• **AIM**
Set down each line of the data below exactly as it stands, dropping the pictures.

• **MATERIAL SUPPLIED**
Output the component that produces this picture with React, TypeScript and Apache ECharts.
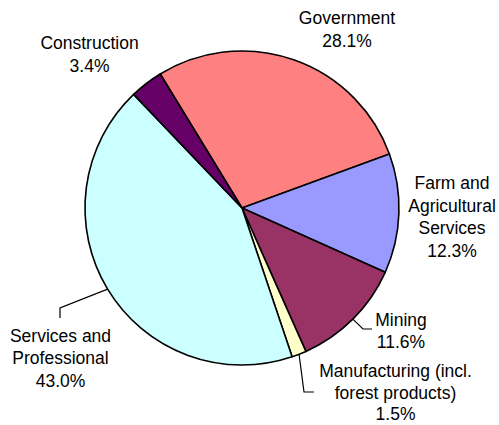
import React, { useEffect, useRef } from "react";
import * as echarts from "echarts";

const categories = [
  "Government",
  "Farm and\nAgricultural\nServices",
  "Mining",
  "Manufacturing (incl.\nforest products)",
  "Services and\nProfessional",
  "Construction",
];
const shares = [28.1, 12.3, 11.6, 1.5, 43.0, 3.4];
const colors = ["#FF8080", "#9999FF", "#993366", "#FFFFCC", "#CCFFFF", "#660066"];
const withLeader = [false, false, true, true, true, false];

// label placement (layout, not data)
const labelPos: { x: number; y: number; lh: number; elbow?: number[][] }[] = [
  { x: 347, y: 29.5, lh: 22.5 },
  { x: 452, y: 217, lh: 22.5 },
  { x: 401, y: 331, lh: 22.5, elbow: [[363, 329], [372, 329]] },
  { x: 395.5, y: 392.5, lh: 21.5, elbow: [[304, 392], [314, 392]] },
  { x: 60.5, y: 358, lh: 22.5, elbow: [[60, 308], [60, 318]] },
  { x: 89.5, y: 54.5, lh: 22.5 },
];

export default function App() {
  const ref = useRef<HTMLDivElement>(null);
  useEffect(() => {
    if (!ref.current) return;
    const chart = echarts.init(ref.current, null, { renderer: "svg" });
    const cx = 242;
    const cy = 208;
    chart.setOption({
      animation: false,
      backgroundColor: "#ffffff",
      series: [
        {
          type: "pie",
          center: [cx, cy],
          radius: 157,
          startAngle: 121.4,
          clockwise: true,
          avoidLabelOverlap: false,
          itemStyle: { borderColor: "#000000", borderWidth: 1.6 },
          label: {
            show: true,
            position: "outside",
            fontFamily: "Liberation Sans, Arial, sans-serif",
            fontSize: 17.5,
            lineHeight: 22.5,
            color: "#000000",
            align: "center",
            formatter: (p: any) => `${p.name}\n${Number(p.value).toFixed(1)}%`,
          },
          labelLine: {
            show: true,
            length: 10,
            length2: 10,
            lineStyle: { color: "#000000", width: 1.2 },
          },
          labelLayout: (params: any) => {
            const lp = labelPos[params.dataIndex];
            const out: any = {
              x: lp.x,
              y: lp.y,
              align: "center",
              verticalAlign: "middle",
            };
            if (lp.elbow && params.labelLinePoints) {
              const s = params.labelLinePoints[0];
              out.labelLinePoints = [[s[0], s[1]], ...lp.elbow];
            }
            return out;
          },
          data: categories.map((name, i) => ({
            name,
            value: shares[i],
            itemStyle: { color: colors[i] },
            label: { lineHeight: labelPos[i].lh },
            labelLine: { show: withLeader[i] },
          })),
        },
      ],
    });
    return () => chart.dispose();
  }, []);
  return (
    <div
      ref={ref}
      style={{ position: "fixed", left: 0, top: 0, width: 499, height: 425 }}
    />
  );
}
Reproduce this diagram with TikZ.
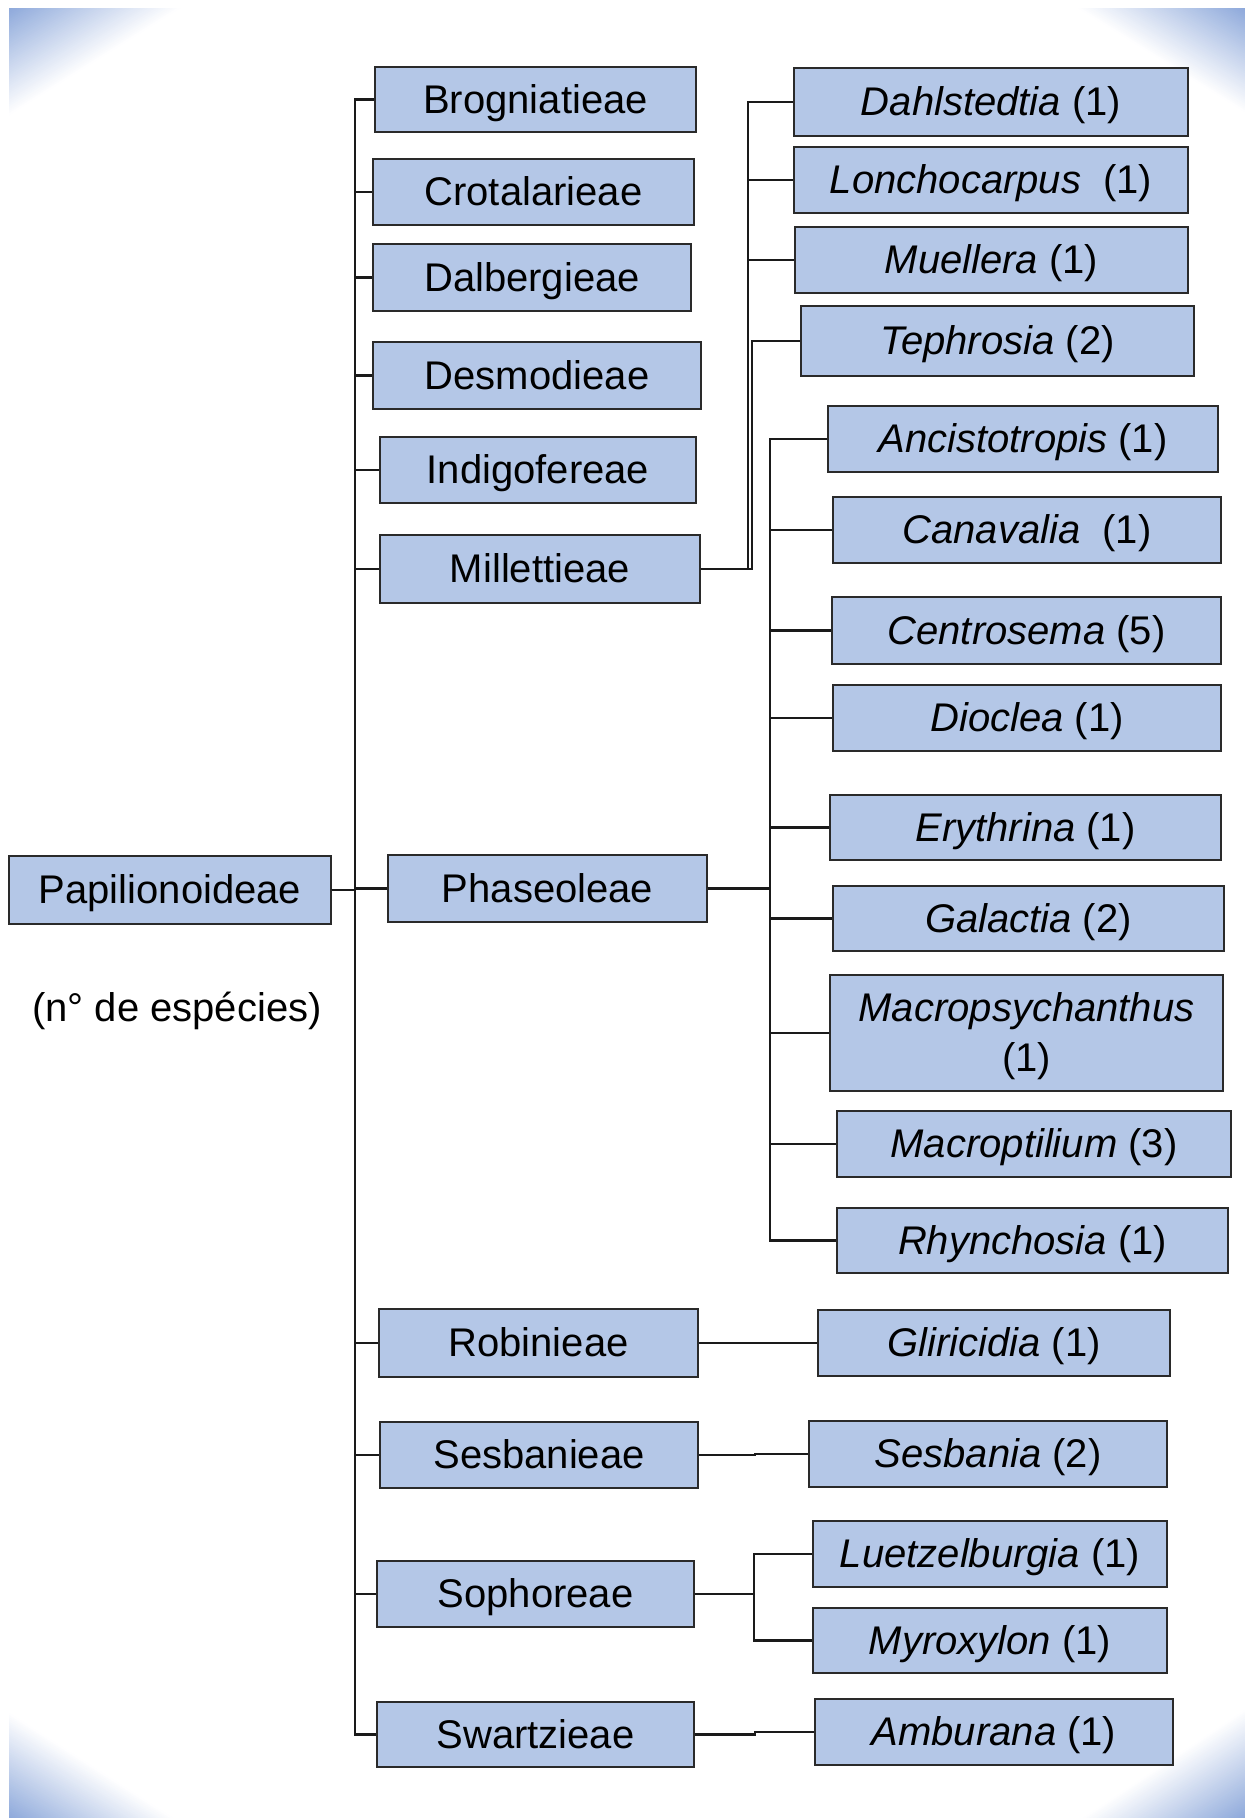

• **OUTPUT FOR THIS EXERCISE**
Output the component that produces this picture with React, TypeScript and Apache ECharts.
import React, { useEffect, useRef } from "react";
import * as echarts from "echarts";

const categories = [
  "Government",
  "Farm and\nAgricultural\nServices",
  "Mining",
  "Manufacturing (incl.\nforest products)",
  "Services and\nProfessional",
  "Construction",
];
const shares = [28.1, 12.3, 11.6, 1.5, 43.0, 3.4];
const colors = ["#FF8080", "#9999FF", "#993366", "#FFFFCC", "#CCFFFF", "#660066"];
const withLeader = [false, false, true, true, true, false];

// label placement (layout, not data)
const labelPos: { x: number; y: number; lh: number; elbow?: number[][] }[] = [
  { x: 347, y: 29.5, lh: 22.5 },
  { x: 452, y: 217, lh: 22.5 },
  { x: 401, y: 331, lh: 22.5, elbow: [[363, 329], [372, 329]] },
  { x: 395.5, y: 392.5, lh: 21.5, elbow: [[304, 392], [314, 392]] },
  { x: 60.5, y: 358, lh: 22.5, elbow: [[60, 308], [60, 318]] },
  { x: 89.5, y: 54.5, lh: 22.5 },
];

export default function App() {
  const ref = useRef<HTMLDivElement>(null);
  useEffect(() => {
    if (!ref.current) return;
    const chart = echarts.init(ref.current, null, { renderer: "svg" });
    const cx = 242;
    const cy = 208;
    chart.setOption({
      animation: false,
      backgroundColor: "#ffffff",
      series: [
        {
          type: "pie",
          center: [cx, cy],
          radius: 157,
          startAngle: 121.4,
          clockwise: true,
          avoidLabelOverlap: false,
          itemStyle: { borderColor: "#000000", borderWidth: 1.6 },
          label: {
            show: true,
            position: "outside",
            fontFamily: "Liberation Sans, Arial, sans-serif",
            fontSize: 17.5,
            lineHeight: 22.5,
            color: "#000000",
            align: "center",
            formatter: (p: any) => `${p.name}\n${Number(p.value).toFixed(1)}%`,
          },
          labelLine: {
            show: true,
            length: 10,
            length2: 10,
            lineStyle: { color: "#000000", width: 1.2 },
          },
          labelLayout: (params: any) => {
            const lp = labelPos[params.dataIndex];
            const out: any = {
              x: lp.x,
              y: lp.y,
              align: "center",
              verticalAlign: "middle",
            };
            if (lp.elbow && params.labelLinePoints) {
              const s = params.labelLinePoints[0];
              out.labelLinePoints = [[s[0], s[1]], ...lp.elbow];
            }
            return out;
          },
          data: categories.map((name, i) => ({
            name,
            value: shares[i],
            itemStyle: { color: colors[i] },
            label: { lineHeight: labelPos[i].lh },
            labelLine: { show: withLeader[i] },
          })),
        },
      ],
    });
    return () => chart.dispose();
  }, []);
  return (
    <div
      ref={ref}
      style={{ position: "fixed", left: 0, top: 0, width: 499, height: 425 }}
    />
  );
}
Reproduce this diagram with TikZ.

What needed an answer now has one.